Match Five: Apolo vs. Jeff Jarrett
Ricky Steamboat is your referee. That man is all over this show. Match starts out slowly with two collar and elbow tie ups. Steamboat plays the fair ref role, not allowing either man to use a closed fist. Apolo takes over and is about to hit a high risk move to the outside off the top rope, but Steamboat doesn’t let him. Apolo stays one step ahead of Jarrett, counter what he throws at him. Jarrett eventually finds an opening after busting Apolo open by tossing him into the steel steps. He tries to deliver the finishing blow with a steel chair but Steamboat snatches it from him. Apolo appears to get some life back after kicking out of an enzuigiri, but ends up in the tree of woe after Jarrett cuts him off in the corner. Steamboat does not let Jarrett take advantage of Apolo’s compromising position. The opportunistic Jarrett doesn’t let that deter him as he attacks the knee, setting up a figure four leglock. Apolo turns it around but Jarrett reaches the ropes. Apolo gets his second wind, but his tornado DDT puts them both down. Back up, Apolo attacks with clotheslines and tries to get the crowd behind him with mounted punches. He connects with a super kick but Jarrett is able to get a rope break on two. Then the match just ends when Apolo hits a bridging German suplex- both men’s shoulders are down during the count but Jarrett gets his up at two for the win. Winner: Jeff Jarrett in 10:00 Rating: **1/2 (Good match. Jarrett, a stone cold heel, was over with the crowd as a face. I guess it's a Nashville thing. The finish kind of confused everyone though.)
Post-match, Ricky Steamboat gets on the mic and says Jeff Jarrett gets the Truth, just as he promised. However, he never said it would be for the NWA World Heavyweight Championship. This goes over poorly as the crowd actually chants “Steamboat sucks!” Jarrett gets Truth…as his tag team partner next week when they challenge AJ Styles and Jerry Lynn for the NWA Tag Team Championship.
Match Six: Evening Gown Match- Taylor Vaughn vs. Bruce
Thank God, because I didn’t get enough of this great stuff last week. Bruce comes out with a blonde wig ala Goldust. He has on a red evening gown and Vaughn has a black one. As bad as this whole thing is, I must hand it to Vaughn, he takes the two wrestling moves in this match- a vertical suplex and a front mat slam- like a pro. Match ends when Bruce slowly takes off Vaughn’s gown after a front mat slam. Winner: Bruce in 2:00 Rating: N/A (Okay, I hope they got this out of their system.)

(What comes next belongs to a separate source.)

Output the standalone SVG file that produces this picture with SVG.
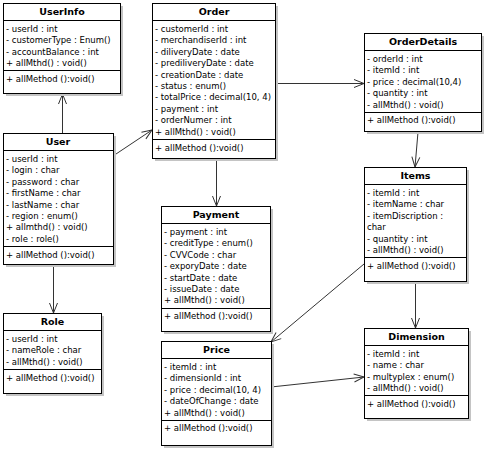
<svg xmlns="http://www.w3.org/2000/svg" width="491" height="459" viewBox="0 0 491 459">
<defs>
<style>
.shadow{fill:#c4c4c4}
.box{fill:#fff;stroke:#000;stroke-width:1}
.sep{stroke:#000;stroke-width:1}
text{font-family:"DejaVu Sans",Verdana,sans-serif;font-size:8.5px;fill:#000}
.h{font-weight:bold;font-size:9.5px;text-anchor:middle}
.conn{fill:none;stroke:#333;stroke-width:1;marker-end:url(#arr)}
</style>
<marker id="arr" markerWidth="12" markerHeight="10" refX="11" refY="5" orient="auto" markerUnits="userSpaceOnUse">
<path d="M1,1 L11,5 L1,9" fill="none" stroke="#333" stroke-width="1"/>
</marker>
</defs>
<rect width="491" height="459" fill="#fff"/>

<g id="connectors">
<line class="conn" x1="62.5" y1="133" x2="62.5" y2="94"/>
<line class="conn" x1="113" y1="156" x2="152" y2="130"/>
<line class="conn" x1="216.5" y1="158" x2="216.5" y2="206"/>
<line class="conn" x1="275" y1="83.5" x2="364" y2="83.5"/>
<line class="conn" x1="418" y1="132" x2="415" y2="167"/>
<line class="conn" x1="364" y1="264" x2="271" y2="342"/>
<line class="conn" x1="415.5" y1="281" x2="415.5" y2="328"/>
<line class="conn" x1="271" y1="387" x2="364" y2="377"/>
<line class="conn" x1="53.5" y1="264" x2="53.5" y2="313"/>
</g>

<g id="UserInfo">
<rect class="shadow" x="6" y="6" width="117" height="90"/>
<rect class="box" x="3.5" y="3.5" width="117" height="90"/>
<text class="h" x="62" y="15">UserInfo</text>
<line class="sep" x1="3.5" y1="20.5" x2="120.5" y2="20.5"/>
<text x="6" y="32">- userId : int</text>
<text x="6" y="43.4">- customerType : Enum()</text>
<text x="6" y="54.8">- accountBalance : int</text>
<text x="6" y="66.2">+ allMthd() : void()</text>
<line class="sep" x1="3.5" y1="70.5" x2="120.5" y2="70.5"/>
<text x="6" y="81.5">+ allMethod ():void()</text>
</g>

<g id="Order">
<rect class="shadow" x="155" y="6" width="123" height="155"/>
<rect class="box" x="152.5" y="3.5" width="123" height="155"/>
<text class="h" x="214" y="15">Order</text>
<line class="sep" x1="152.5" y1="20.5" x2="275.5" y2="20.5"/>
<text x="155" y="32">- customerId : int</text>
<text x="155" y="43.4">- merchandiserId : int</text>
<text x="155" y="54.8">- diliveryDate : date</text>
<text x="155" y="66.2">- prediliveryDate : date</text>
<text x="155" y="77.6">- creationDate : date</text>
<text x="155" y="89">- status : enum()</text>
<text x="155" y="100.4">- totalPrice : decimal(10, 4)</text>
<text x="155" y="111.8">- payment : int</text>
<text x="155" y="123.2">- orderNumer : int</text>
<text x="155" y="134.6">+ allMthd() : void()</text>
<line class="sep" x1="152.5" y1="139.5" x2="275.5" y2="139.5"/>
<text x="155" y="150.5">+ allMethod ():void()</text>
</g>

<g id="OrderDetails">
<rect class="shadow" x="367" y="36" width="117" height="98"/>
<rect class="box" x="364.5" y="33.5" width="117" height="98"/>
<text class="h" x="423" y="45">OrderDetails</text>
<line class="sep" x1="364.5" y1="50.5" x2="481.5" y2="50.5"/>
<text x="367" y="62">- orderId : int</text>
<text x="367" y="73.4">- itemId : int</text>
<text x="367" y="84.8">- price : decimal(10,4)</text>
<text x="367" y="96.2">- quantity : int</text>
<text x="367" y="107.6">- allMthd() : void()</text>
<line class="sep" x1="364.5" y1="112.5" x2="481.5" y2="112.5"/>
<text x="367" y="123">+ allMethod ():void()</text>
</g>

<g id="User">
<rect class="shadow" x="6" y="136" width="110" height="131"/>
<rect class="box" x="3.5" y="133.5" width="110" height="131"/>
<text class="h" x="58" y="145">User</text>
<line class="sep" x1="3.5" y1="150.5" x2="113.5" y2="150.5"/>
<text x="6" y="162">- userId : int</text>
<text x="6" y="173.4">- login : char</text>
<text x="6" y="184.8">- password : char</text>
<text x="6" y="196.2">- firstName : char</text>
<text x="6" y="207.6">- lastName : char</text>
<text x="6" y="219">- region : enum()</text>
<text x="6" y="230.4">+ allmthd() : void()</text>
<text x="6" y="241.8">- role : role()</text>
<line class="sep" x1="3.5" y1="246.5" x2="113.5" y2="246.5"/>
<text x="6" y="257.5">+ allMethod ():void()</text>
</g>

<g id="Payment">
<rect class="shadow" x="164" y="209" width="109" height="125"/>
<rect class="box" x="161.5" y="206.5" width="109" height="125"/>
<text class="h" x="216" y="218">Payment</text>
<line class="sep" x1="161.5" y1="223.5" x2="270.5" y2="223.5"/>
<text x="164" y="235">- payment : int</text>
<text x="164" y="246.4">- creditType : enum()</text>
<text x="164" y="257.8">- CVVCode : char</text>
<text x="164" y="269.2">- exporyDate : date</text>
<text x="164" y="280.6">- startDate : date</text>
<text x="164" y="292">- issueDate : date</text>
<text x="164" y="303.4">+ allMthd() : void()</text>
<line class="sep" x1="161.5" y1="308.5" x2="270.5" y2="308.5"/>
<text x="164" y="319">+ allMethod ():void()</text>
</g>

<g id="Items">
<rect class="shadow" x="367" y="170" width="102" height="114"/>
<rect class="box" x="364.5" y="167.5" width="102" height="114"/>
<text class="h" x="415.5" y="179">Items</text>
<line class="sep" x1="364.5" y1="184.5" x2="466.5" y2="184.5"/>
<text x="367" y="196">- itemId : int</text>
<text x="367" y="207.4">- itemName : char</text>
<text x="367" y="218.8">- itemDiscription :</text>
<text x="367" y="230.2">char</text>
<text x="367" y="241.6">- quantity : int</text>
<text x="367" y="253">- allMthd() : void()</text>
<line class="sep" x1="364.5" y1="257.5" x2="466.5" y2="257.5"/>
<text x="367" y="268.5">+ allMethod ():void()</text>
</g>

<g id="Role">
<rect class="shadow" x="6" y="316" width="98" height="80"/>
<rect class="box" x="3.5" y="313.5" width="98" height="80"/>
<text class="h" x="52.5" y="325">Role</text>
<line class="sep" x1="3.5" y1="330.5" x2="101.5" y2="330.5"/>
<text x="6" y="342">- userId : int</text>
<text x="6" y="353.4">- nameRole : char</text>
<text x="6" y="364.8">- allMthd() : void()</text>
<line class="sep" x1="3.5" y1="369.5" x2="101.5" y2="369.5"/>
<text x="6" y="380.5">+ allMethod ():void()</text>
</g>

<g id="Price">
<rect class="shadow" x="164" y="344" width="110" height="104"/>
<rect class="box" x="161.5" y="341.5" width="110" height="104"/>
<text class="h" x="216.5" y="353">Price</text>
<line class="sep" x1="161.5" y1="358.5" x2="271.5" y2="358.5"/>
<text x="164" y="370">- itemId : int</text>
<text x="164" y="381.4">- dimensionId : int</text>
<text x="164" y="392.8">- price : decimal(10, 4)</text>
<text x="164" y="404.2">- dateOfChange : date</text>
<text x="164" y="415.6">+ allMthd() : void()</text>
<line class="sep" x1="161.5" y1="420.5" x2="271.5" y2="420.5"/>
<text x="164" y="431">+ allMethod ():void()</text>
</g>

<g id="Dimension">
<rect class="shadow" x="367" y="331" width="104" height="90"/>
<rect class="box" x="364.5" y="328.5" width="104" height="90"/>
<text class="h" x="416.5" y="340">Dimension</text>
<line class="sep" x1="364.5" y1="345.5" x2="468.5" y2="345.5"/>
<text x="367" y="357">- itemId : int</text>
<text x="367" y="368.4">- name : char</text>
<text x="367" y="379.8">- multyplex : enum()</text>
<text x="367" y="391.2">- allMthd() : void()</text>
<line class="sep" x1="364.5" y1="395.5" x2="468.5" y2="395.5"/>
<text x="367" y="406.5">+ allMethod ():void()</text>
</g>
</svg>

Post-match, Bruce takes off his gown to show off some very revealing lingerie. T&A is not sexist.
Hell yes! We get another edition of Don West’s HSN-inspired ULTRA HARD SELL for next week’s show. I wonder how much oxygen-loss was in vein when no one bought the next show. Or this show for that matter.
Post-match, AJ Styles attacks Jerry Lynn in the ring and Jeff Jarrett gets into it with Ron Killings in the back. Great, so for next week’s tag match, the team members of both teams will be at odds with one another.
The 411: What a frustrating show. It is the kind of show you really want to enjoy that gets sabotaged by unnecessary doses of stupidity. With a good opener, a great main event and two major title changes, this should be an easy recommendation. However, when you have cringe-worthy stuff like the Dupp Cup, Jive Talkin’ and a male vs. female Evening Gown match mixed in, it is very hard to call this a “good” show. In spite of that, PPV #8 is the best TNA show up to this point.